One could point out that the Yazidis can’t turn to a hugely powerful network of Christian faiths that number in the billions, control huge assets, and walk in the halls of power across the world to advocate for them, thus making the comparison obscene, but let’s simply recognize this for what it is: A reminder that one must not take the focus off the dominant monotheisms for too long. Despite this enforced invisibility, polytheism endures, all we need to do is open our eyes and it is everywhere.
“Polytheism is not primitive, an early stage of human development, to be transcended as people progress toward a more sophisticated understanding of divinity, nor do religions necessarily oscillate between polytheism and monotheism. Rather, I contend that polytheism is always present, officially or unofficially, and that the attempt to deny its presence produces intolerant assumptions among monotheists and even atheists, who claim a moral superiority to polytheists.” – Page duBois, “A Million and One Gods: The Persistence of Polytheism”

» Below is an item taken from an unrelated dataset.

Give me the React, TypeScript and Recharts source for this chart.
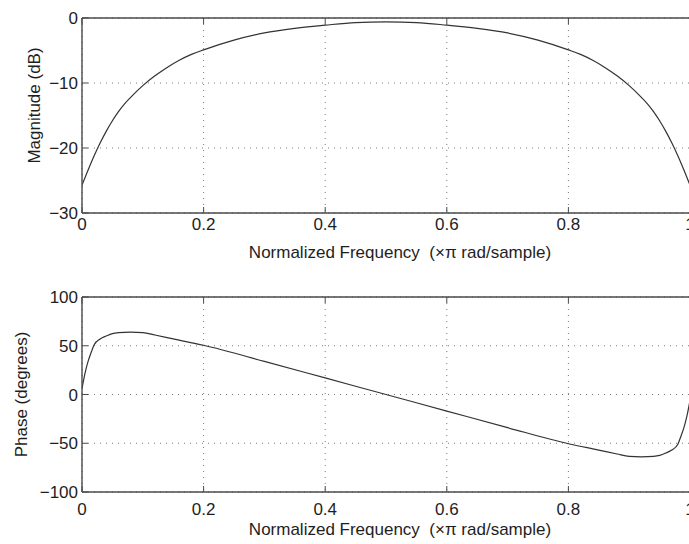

I think that no empire lasts forever, they crumble, or consume themselves, or over-estimate their powers and fail, and such, I think, will be the ultimate fate of the dominant monotheisms. The controls that once worked lose their effectiveness over time, and thus freed, the inevitability of polytheism(s) will reassert itself. I won’t pretend to know what that world will look like, and perhaps the time of transition will be a bleak time, as it often is when oppressive powers finally fall, but I can only think we will better off with an existence that acknowledges our need for interweaving and interconnected relationships as a model. I think a renewed global polytheism will provide that, but for now we need only to push back against the invisibility while we await the inevitability.